Sunday, December 22, 2024

day glo

So what of the run on night? What of the rasp and curl of a smoke cured throat? These stories that I never get right, these dreams that never come true? A life cudgeled black and blue, bouncing bumbles and sudden stars. A burning root left untended like a runaway wish. Everyone loves an ashtray fire, the only light left to guide my staggered traverse. It’s only the hurt that lingers. 


Midnight arrives to lose all meaning, the reading lamp halo on the ceiling, the cold seeping through the floor. Eyesight gone silty as my condition starts in, the resident aches in heart and bone laying claim to the fixed star fragments, the sketchy catch as catch can memory like a memory recently interred. Some commotion calls through the wall, cat or raccoon or enemy op as yet unidentified, but neither dog stirs. Still a few nights until the ubiquitous Yule and I don’t know from mice. The rats, though, clamber and gnaw away never heeding the chestnut on when to make hay. 
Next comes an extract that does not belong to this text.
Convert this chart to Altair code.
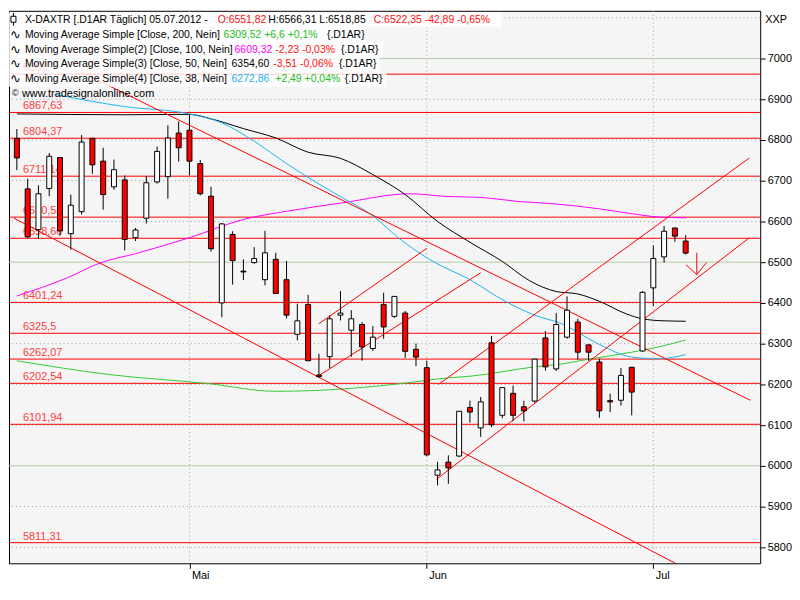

The blunted brights of literary hues mingle with the sharp intermittent shift along the holiday spectrum, the window aglow with hints of traffic, tinsel, and off brand ambulance. I pause between breaths, the very air ringing with whispers of wind and rain. Awake without reason to the tune of suspended swords and the falling of other shoes, haunted by worn out demons and regretful ghosts as time grows unkind to the ill prepared, I take another fall. It only hurts where we are.